Another example is the interpretation of handwritten
symbols: if a stroke is interpreted as an errant apostrophe but it
is actually a low comma, this error of interpretation must be
corrected, lest a later classification rely on the misinterpretation.
As such errors accumulate, the linguistic analysis becomes less
and less accurate, so that neither the method’s accuracy rate nor
the final decision assigning texts to authors can be trusted.

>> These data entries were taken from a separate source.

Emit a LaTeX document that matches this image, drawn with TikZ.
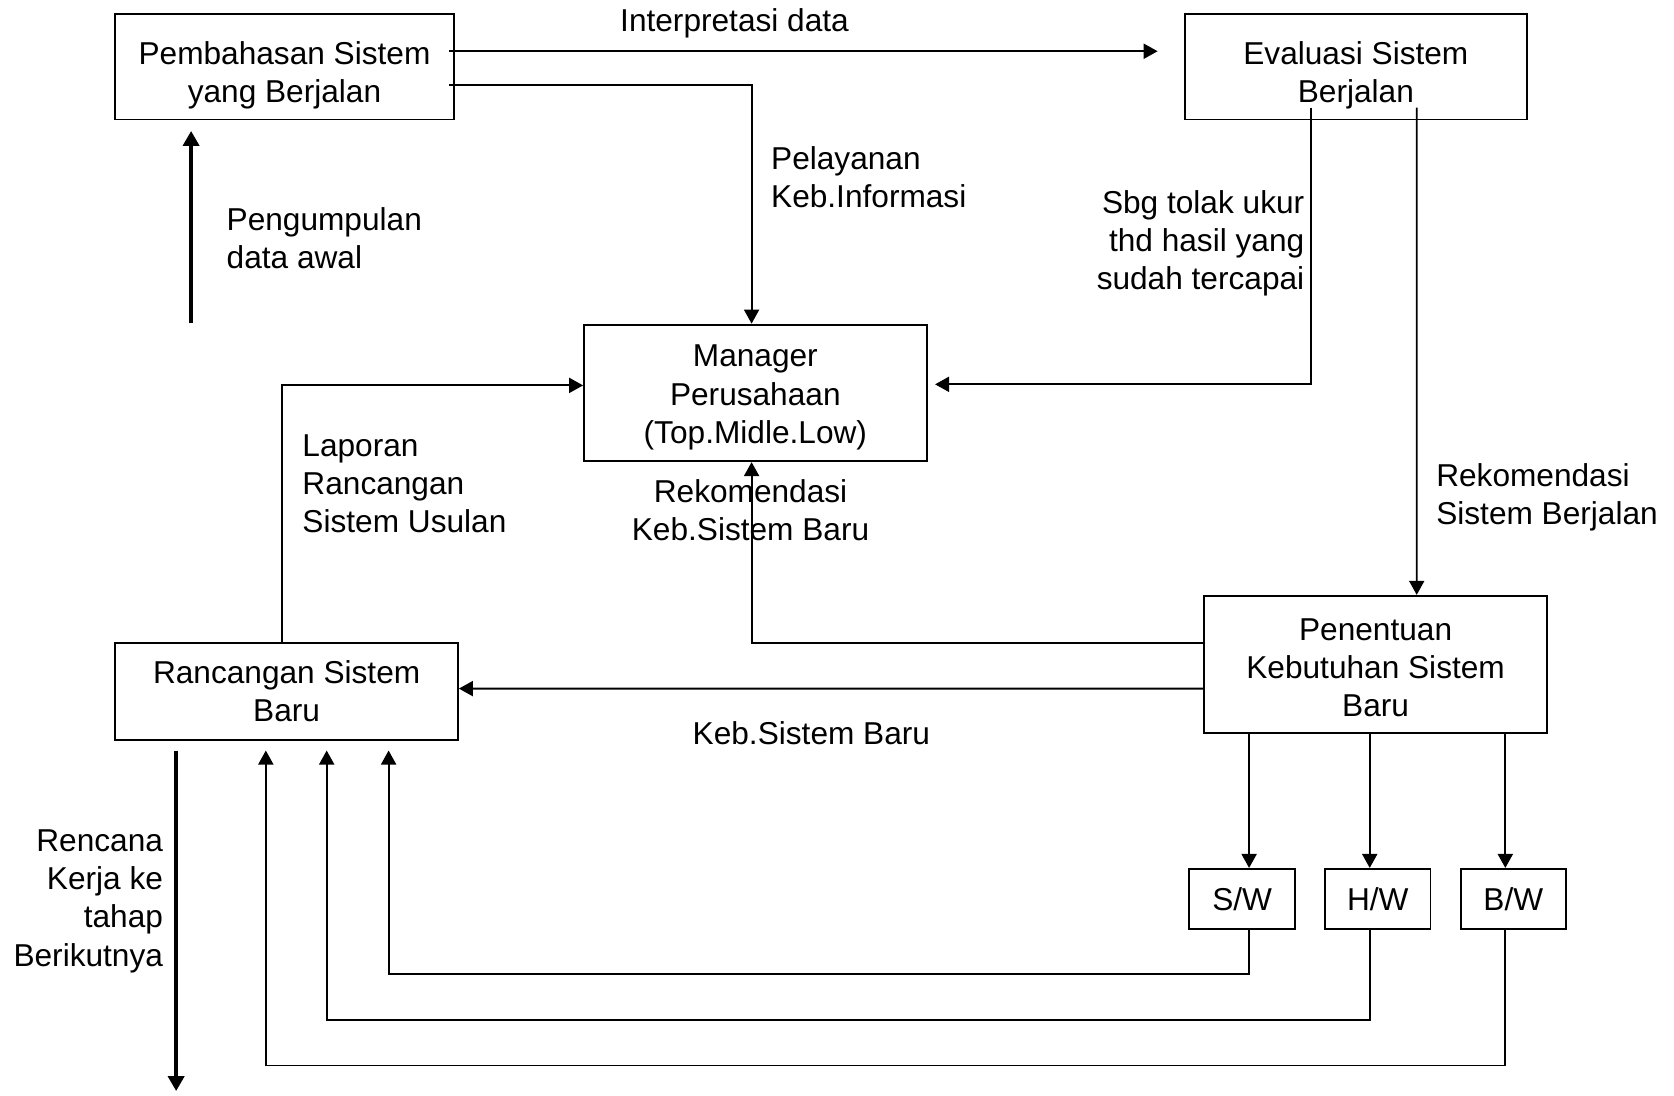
\documentclass[tikz,border=0pt]{standalone}
\usepackage{fontspec}
\setmainfont{Liberation Sans}
\usetikzlibrary{arrows.meta,calc,positioning}

\begin{document}
\begin{tikzpicture}[x=0.21352mm, y=-0.21352mm,
    every node/.style={font=\fontsize{18}{21.8}\selectfont},
    box/.style={draw, line width=1.1pt, align=center, inner sep=0pt},
    lbl/.style={inner sep=0pt},
    flow/.style={line width=1.1pt, -{Triangle[length=2.8mm,width=3mm]}},
    bigflow/.style={line width=2.4pt, -{Triangle[length=3mm,width=3.2mm]}}]
      \useasboundingbox (0,0) rectangle (1568,1026);
      % Boxes
      \node[box, minimum width=67.7mm, minimum height=21.1mm] (pemb) at (266.5,62.5) {\rule{0pt}{8mm}Pembahasan Sistem\\yang Berjalan};
      \node[box, minimum width=68.3mm, minimum height=21.1mm] (eval) at (1270,62.5) {\rule{0pt}{8mm}Evaluasi Sistem\\Berjalan};
      \node[box, minimum width=68.5mm, minimum height=27.3mm] (mgr) at (707.5,368) {\rule{0pt}{6.2mm}Manager\\Perusahaan\\(Top.Midle.Low)};
      \node[box, minimum width=68.5mm, minimum height=19.4mm] (ranc) at (268.5,647.5) {Rancangan Sistem\\Baru};
      \node[box, minimum width=68.5mm, minimum height=27.5mm] (pen) at (1288.5,622.5) {\rule{0pt}{5.6mm}Penentuan\\Kebutuhan Sistem\\Baru};
      \node[box, minimum width=21.1mm, minimum height=12mm] (sw) at (1163.5,842) {S/W};
      \node[box, minimum width=21.1mm, minimum height=12mm] (hw) at (1290.5,842) {H/W};
      \node[box, minimum width=21.1mm, minimum height=12mm] (bw) at (1417.5,842) {B/W};
      % Define coordinates
      \coordinate (datain) at (179,303);
      \coordinate (outR) at (165,703);
      \coordinate (colS) at (1170,687);
      \coordinate (colH) at (1283,687);
      \coordinate (colB) at (1410,687);
      \coordinate (inS) at (364,703);
      \coordinate (inH) at (306,703);
      \coordinate (inB) at (249,703);
      % Top row
      \draw[flow, shorten >=5.3mm] ($(pemb.east)+(-5,-14.5)$) -- ($(eval.west)+(0,-14.5)$);
      \draw[flow] ($(pemb.east)+(-5,17.5)$) -| ($(mgr.north)+(-3.5,0)$);
      \draw[bigflow, shorten >=2.1mm] (datain) -- (datain |- pemb.south);
      % From Evaluasi
      \draw[flow, shorten >=1.5mm] ($(eval.south)+(-42,-12)$) |- ($(mgr.east)+(0,-8)$);
      \draw[flow] ($(eval.south)+(57,-12)$) -- ($(pen.north)+(38.5,0)$);
      % Into Manager and Rancangan
      \draw[flow] ($(pen.west)+(0,-20.5)$) -| ($(mgr.south)+(-3.5,0)$);
      \draw[flow] ($(ranc.north)+(-4.5,0)$) |- ($(mgr.west)+(0,-7)$);
      \draw[flow] ($(pen.west)+(0,22.5)$) -- ($(ranc.east)+(0,-2.5)$);
      % S/W, H/W, B/W
      \draw[flow] (colS) -- (colS |- sw.north);
      \draw[flow] (colH) -- (colH |- hw.north);
      \draw[flow] (colB) -- (colB |- bw.north);
      \draw[flow] (colS |- sw.south) -- ++(0,41) -| (inS);
      \draw[flow] (colH |- hw.south) -- ++(0,84) -| (inH);
      \draw[flow] (colB |- bw.south) -- ++(0,127) -| (inB);
      \draw[bigflow] (outR) -- ++(0,319);
      % Labels
      \node[lbl] (lblInt) at (688,22) {Interpretasi data};
      \node[lbl, anchor=west, align=left] (lblPel) at (722,166) {Pelayanan\\Keb.Informasi};
      \node[lbl, anchor=west, align=left] (lblPeng) at (212,223) {Pengumpulan\\data awal};
      \node[lbl, anchor=east, align=right] (lblSbg) at (1222,228) {Sbg tolak ukur\\thd hasil yang\\sudah tercapai};
      \node[lbl, anchor=west, align=left] (lblRekS) at (1345,466) {Rekomendasi\\Sistem Berjalan};
      \node[lbl, anchor=west, align=left] (lblLap) at (283,453) {Laporan\\Rancangan\\Sistem Usulan};
      \node[lbl, align=center] (lblRekK) at (703,478) {Rekomendasi\\Keb.Sistem Baru};
      \node[lbl] (lblKeb) at (760,687) {Keb.Sistem Baru};
      \node[lbl, anchor=east, align=right] (lblRenc) at (153,844) {Rencana\\Kerja ke\\tahap\\Berikutnya};
\end{tikzpicture}
\end{document}
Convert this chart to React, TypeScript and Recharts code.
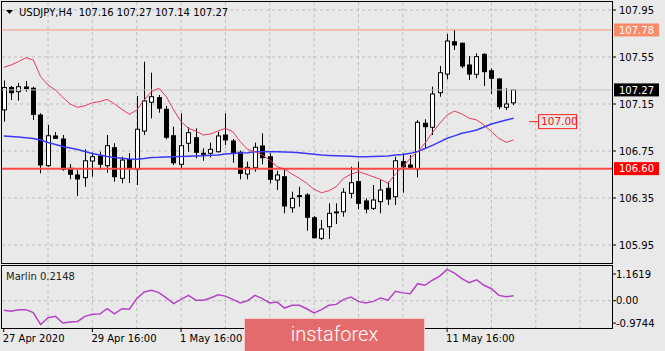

(^18) See K. Jensen et al., Parse Fitting and Prose Fixing: Getting a Hold
on Ill-Formedness, 9 AM. J. COMPUTATIONAL LINGUISTICS 147 (1983); Ralph
M. Weischedel & John E. Black, Responding Intelligently to Unparsable
Inputs, 6 AM. J. COMPUTATIONAL LINGUISTICS 97 (1980); Ralph M.
Weischedel & Norman K. Sondheimer, Meta-Rules as a Basis for Processing
Ill-Formed Input, 9 AM. J. COMPUTATIONAL LINGUISTICS 161 (1983).
(^19) See Jennifer Foster & Carl Vogel, Parsing Ill-Formed Text Using an
Error Grammar, 21 ARTIFICIAL INTELLIGENCE REV. 269 (2004).